PROBLEM STATEMENT:
Write out all the data again, exactly as it stands.

SOURCE EXCERPT:
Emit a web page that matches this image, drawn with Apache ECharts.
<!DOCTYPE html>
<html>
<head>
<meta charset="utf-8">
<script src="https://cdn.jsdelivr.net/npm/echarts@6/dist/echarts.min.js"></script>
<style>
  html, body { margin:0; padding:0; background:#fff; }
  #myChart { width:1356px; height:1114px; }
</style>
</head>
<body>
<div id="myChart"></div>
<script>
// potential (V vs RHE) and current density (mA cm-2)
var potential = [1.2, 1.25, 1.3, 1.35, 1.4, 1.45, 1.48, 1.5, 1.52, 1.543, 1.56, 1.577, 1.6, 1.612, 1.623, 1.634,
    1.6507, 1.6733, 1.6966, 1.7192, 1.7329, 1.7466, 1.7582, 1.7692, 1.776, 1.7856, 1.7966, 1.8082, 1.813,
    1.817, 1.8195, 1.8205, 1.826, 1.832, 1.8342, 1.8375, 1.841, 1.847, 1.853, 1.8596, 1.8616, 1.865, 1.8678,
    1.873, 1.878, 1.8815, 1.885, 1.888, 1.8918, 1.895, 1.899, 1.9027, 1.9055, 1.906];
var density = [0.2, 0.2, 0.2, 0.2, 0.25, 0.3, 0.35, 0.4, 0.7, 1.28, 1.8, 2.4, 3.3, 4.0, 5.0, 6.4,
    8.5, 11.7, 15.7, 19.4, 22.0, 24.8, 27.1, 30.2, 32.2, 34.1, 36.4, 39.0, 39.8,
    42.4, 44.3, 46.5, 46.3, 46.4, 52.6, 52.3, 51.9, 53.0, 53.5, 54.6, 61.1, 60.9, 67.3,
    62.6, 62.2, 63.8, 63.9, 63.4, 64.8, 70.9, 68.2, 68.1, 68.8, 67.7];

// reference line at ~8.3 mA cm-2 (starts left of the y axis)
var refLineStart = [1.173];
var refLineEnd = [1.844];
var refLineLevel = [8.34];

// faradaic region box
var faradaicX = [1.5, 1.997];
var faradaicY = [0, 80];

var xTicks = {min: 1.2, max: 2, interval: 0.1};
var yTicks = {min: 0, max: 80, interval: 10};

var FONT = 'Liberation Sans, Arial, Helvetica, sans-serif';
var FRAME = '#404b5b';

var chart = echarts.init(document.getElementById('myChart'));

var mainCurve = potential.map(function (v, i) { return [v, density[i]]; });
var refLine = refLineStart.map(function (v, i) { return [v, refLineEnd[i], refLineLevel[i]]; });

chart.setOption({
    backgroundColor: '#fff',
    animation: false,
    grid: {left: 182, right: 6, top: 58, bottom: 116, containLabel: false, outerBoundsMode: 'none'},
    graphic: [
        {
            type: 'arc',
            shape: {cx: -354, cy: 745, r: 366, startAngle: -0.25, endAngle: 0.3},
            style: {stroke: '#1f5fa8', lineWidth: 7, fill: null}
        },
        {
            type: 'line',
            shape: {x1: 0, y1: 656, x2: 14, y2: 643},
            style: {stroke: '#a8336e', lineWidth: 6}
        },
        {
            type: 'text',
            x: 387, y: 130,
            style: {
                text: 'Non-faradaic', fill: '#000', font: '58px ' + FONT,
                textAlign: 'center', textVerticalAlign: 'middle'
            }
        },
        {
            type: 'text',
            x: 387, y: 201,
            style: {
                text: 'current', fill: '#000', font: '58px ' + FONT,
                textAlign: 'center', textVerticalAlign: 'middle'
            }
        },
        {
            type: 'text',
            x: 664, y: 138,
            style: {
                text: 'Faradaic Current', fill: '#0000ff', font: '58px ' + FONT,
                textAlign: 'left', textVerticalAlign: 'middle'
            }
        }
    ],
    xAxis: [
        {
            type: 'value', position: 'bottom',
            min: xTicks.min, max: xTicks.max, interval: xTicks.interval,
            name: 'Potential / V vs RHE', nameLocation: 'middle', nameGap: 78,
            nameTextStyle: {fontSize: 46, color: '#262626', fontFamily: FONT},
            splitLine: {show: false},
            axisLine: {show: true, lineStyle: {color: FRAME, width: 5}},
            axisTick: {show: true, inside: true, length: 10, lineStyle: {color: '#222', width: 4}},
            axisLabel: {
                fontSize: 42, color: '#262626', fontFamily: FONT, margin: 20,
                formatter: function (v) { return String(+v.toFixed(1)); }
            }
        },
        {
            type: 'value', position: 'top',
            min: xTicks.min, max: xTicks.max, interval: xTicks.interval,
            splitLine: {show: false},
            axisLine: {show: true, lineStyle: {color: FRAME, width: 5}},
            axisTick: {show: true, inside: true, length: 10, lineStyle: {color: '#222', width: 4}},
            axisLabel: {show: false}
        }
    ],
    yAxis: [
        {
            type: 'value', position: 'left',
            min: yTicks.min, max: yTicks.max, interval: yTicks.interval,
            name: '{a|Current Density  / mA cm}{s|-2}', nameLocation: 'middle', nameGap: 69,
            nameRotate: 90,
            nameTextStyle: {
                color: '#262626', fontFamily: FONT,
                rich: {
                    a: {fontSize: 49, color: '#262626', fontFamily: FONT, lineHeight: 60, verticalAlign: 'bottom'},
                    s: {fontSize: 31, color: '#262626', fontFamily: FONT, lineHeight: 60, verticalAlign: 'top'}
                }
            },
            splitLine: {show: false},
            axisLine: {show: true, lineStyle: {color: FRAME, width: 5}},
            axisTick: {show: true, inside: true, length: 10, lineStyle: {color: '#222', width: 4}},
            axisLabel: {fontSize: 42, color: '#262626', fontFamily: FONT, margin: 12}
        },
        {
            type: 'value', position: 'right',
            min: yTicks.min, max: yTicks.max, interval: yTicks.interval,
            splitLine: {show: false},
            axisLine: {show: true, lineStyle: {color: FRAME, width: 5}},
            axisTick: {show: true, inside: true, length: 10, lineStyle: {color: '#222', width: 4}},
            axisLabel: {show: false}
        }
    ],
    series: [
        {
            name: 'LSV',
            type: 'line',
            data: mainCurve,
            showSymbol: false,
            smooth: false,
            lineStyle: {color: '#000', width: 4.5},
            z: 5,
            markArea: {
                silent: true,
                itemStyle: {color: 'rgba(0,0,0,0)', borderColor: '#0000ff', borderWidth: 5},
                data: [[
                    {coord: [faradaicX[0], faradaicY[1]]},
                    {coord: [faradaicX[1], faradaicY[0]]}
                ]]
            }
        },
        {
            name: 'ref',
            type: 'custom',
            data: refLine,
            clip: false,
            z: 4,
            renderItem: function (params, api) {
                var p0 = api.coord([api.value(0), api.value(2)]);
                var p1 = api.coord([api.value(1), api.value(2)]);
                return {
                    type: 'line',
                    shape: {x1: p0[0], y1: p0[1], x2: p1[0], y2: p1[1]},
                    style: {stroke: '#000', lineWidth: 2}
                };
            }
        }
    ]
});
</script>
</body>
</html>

EXERCISE SOLUTION:
Emit a web page that matches this image, drawn with Apache ECharts.
<!DOCTYPE html>
<html>
<head>
<meta charset="utf-8">
<script src="https://cdn.jsdelivr.net/npm/echarts@6/dist/echarts.min.js"></script>
<style>
  html, body { margin:0; padding:0; background:#fff; }
  #myChart { width:1356px; height:1114px; }
</style>
</head>
<body>
<div id="myChart"></div>
<script>
// potential (V vs RHE) and current density (mA cm-2)
var potential = [1.2, 1.25, 1.3, 1.35, 1.4, 1.45, 1.48, 1.5, 1.52, 1.543, 1.56, 1.577, 1.6, 1.612, 1.623, 1.634,
    1.6507, 1.6733, 1.6966, 1.7192, 1.7329, 1.7466, 1.7582, 1.7692, 1.776, 1.7856, 1.7966, 1.8082, 1.813,
    1.817, 1.8195, 1.8205, 1.826, 1.832, 1.8342, 1.8375, 1.841, 1.847, 1.853, 1.8596, 1.8616, 1.865, 1.8678,
    1.873, 1.878, 1.8815, 1.885, 1.888, 1.8918, 1.895, 1.899, 1.9027, 1.9055, 1.906];
var density = [0.2, 0.2, 0.2, 0.2, 0.25, 0.3, 0.35, 0.4, 0.7, 1.28, 1.8, 2.4, 3.3, 4.0, 5.0, 6.4,
    8.5, 11.7, 15.7, 19.4, 22.0, 24.8, 27.1, 30.2, 32.2, 34.1, 36.4, 39.0, 39.8,
    42.4, 44.3, 46.5, 46.3, 46.4, 52.6, 52.3, 51.9, 53.0, 53.5, 54.6, 61.1, 60.9, 67.3,
    62.6, 62.2, 63.8, 63.9, 63.4, 64.8, 70.9, 68.2, 68.1, 68.8, 67.7];

// reference line at ~8.3 mA cm-2 (starts left of the y axis)
var refLineStart = [1.173];
var refLineEnd = [1.844];
var refLineLevel = [8.34];

// faradaic region box
var faradaicX = [1.5, 1.997];
var faradaicY = [0, 80];

var xTicks = {min: 1.2, max: 2, interval: 0.1};
var yTicks = {min: 0, max: 80, interval: 10};

var FONT = 'Liberation Sans, Arial, Helvetica, sans-serif';
var FRAME = '#404b5b';

var chart = echarts.init(document.getElementById('myChart'));

var mainCurve = potential.map(function (v, i) { return [v, density[i]]; });
var refLine = refLineStart.map(function (v, i) { return [v, refLineEnd[i], refLineLevel[i]]; });

chart.setOption({
    backgroundColor: '#fff',
    animation: false,
    grid: {left: 182, right: 6, top: 58, bottom: 116, containLabel: false, outerBoundsMode: 'none'},
    graphic: [
        {
            type: 'arc',
            shape: {cx: -354, cy: 745, r: 366, startAngle: -0.25, endAngle: 0.3},
            style: {stroke: '#1f5fa8', lineWidth: 7, fill: null}
        },
        {
            type: 'line',
            shape: {x1: 0, y1: 656, x2: 14, y2: 643},
            style: {stroke: '#a8336e', lineWidth: 6}
        },
        {
            type: 'text',
            x: 387, y: 130,
            style: {
                text: 'Non-faradaic', fill: '#000', font: '58px ' + FONT,
                textAlign: 'center', textVerticalAlign: 'middle'
            }
        },
        {
            type: 'text',
            x: 387, y: 201,
            style: {
                text: 'current', fill: '#000', font: '58px ' + FONT,
                textAlign: 'center', textVerticalAlign: 'middle'
            }
        },
        {
            type: 'text',
            x: 664, y: 138,
            style: {
                text: 'Faradaic Current', fill: '#0000ff', font: '58px ' + FONT,
                textAlign: 'left', textVerticalAlign: 'middle'
            }
        }
    ],
    xAxis: [
        {
            type: 'value', position: 'bottom',
            min: xTicks.min, max: xTicks.max, interval: xTicks.interval,
            name: 'Potential / V vs RHE', nameLocation: 'middle', nameGap: 78,
            nameTextStyle: {fontSize: 46, color: '#262626', fontFamily: FONT},
            splitLine: {show: false},
            axisLine: {show: true, lineStyle: {color: FRAME, width: 5}},
            axisTick: {show: true, inside: true, length: 10, lineStyle: {color: '#222', width: 4}},
            axisLabel: {
                fontSize: 42, color: '#262626', fontFamily: FONT, margin: 20,
                formatter: function (v) { return String(+v.toFixed(1)); }
            }
        },
        {
            type: 'value', position: 'top',
            min: xTicks.min, max: xTicks.max, interval: xTicks.interval,
            splitLine: {show: false},
            axisLine: {show: true, lineStyle: {color: FRAME, width: 5}},
            axisTick: {show: true, inside: true, length: 10, lineStyle: {color: '#222', width: 4}},
            axisLabel: {show: false}
        }
    ],
    yAxis: [
        {
            type: 'value', position: 'left',
            min: yTicks.min, max: yTicks.max, interval: yTicks.interval,
            name: '{a|Current Density  / mA cm}{s|-2}', nameLocation: 'middle', nameGap: 69,
            nameRotate: 90,
            nameTextStyle: {
                color: '#262626', fontFamily: FONT,
                rich: {
                    a: {fontSize: 49, color: '#262626', fontFamily: FONT, lineHeight: 60, verticalAlign: 'bottom'},
                    s: {fontSize: 31, color: '#262626', fontFamily: FONT, lineHeight: 60, verticalAlign: 'top'}
                }
            },
            splitLine: {show: false},
            axisLine: {show: true, lineStyle: {color: FRAME, width: 5}},
            axisTick: {show: true, inside: true, length: 10, lineStyle: {color: '#222', width: 4}},
            axisLabel: {fontSize: 42, color: '#262626', fontFamily: FONT, margin: 12}
        },
        {
            type: 'value', position: 'right',
            min: yTicks.min, max: yTicks.max, interval: yTicks.interval,
            splitLine: {show: false},
            axisLine: {show: true, lineStyle: {color: FRAME, width: 5}},
            axisTick: {show: true, inside: true, length: 10, lineStyle: {color: '#222', width: 4}},
            axisLabel: {show: false}
        }
    ],
    series: [
        {
            name: 'LSV',
            type: 'line',
            data: mainCurve,
            showSymbol: false,
            smooth: false,
            lineStyle: {color: '#000', width: 4.5},
            z: 5,
            markArea: {
                silent: true,
                itemStyle: {color: 'rgba(0,0,0,0)', borderColor: '#0000ff', borderWidth: 5},
                data: [[
                    {coord: [faradaicX[0], faradaicY[1]]},
                    {coord: [faradaicX[1], faradaicY[0]]}
                ]]
            }
        },
        {
            name: 'ref',
            type: 'custom',
            data: refLine,
            clip: false,
            z: 4,
            renderItem: function (params, api) {
                var p0 = api.coord([api.value(0), api.value(2)]);
                var p1 = api.coord([api.value(1), api.value(2)]);
                return {
                    type: 'line',
                    shape: {x1: p0[0], y1: p0[1], x2: p1[0], y2: p1[1]},
                    style: {stroke: '#000', lineWidth: 2}
                };
            }
        }
    ]
});
</script>
</body>
</html>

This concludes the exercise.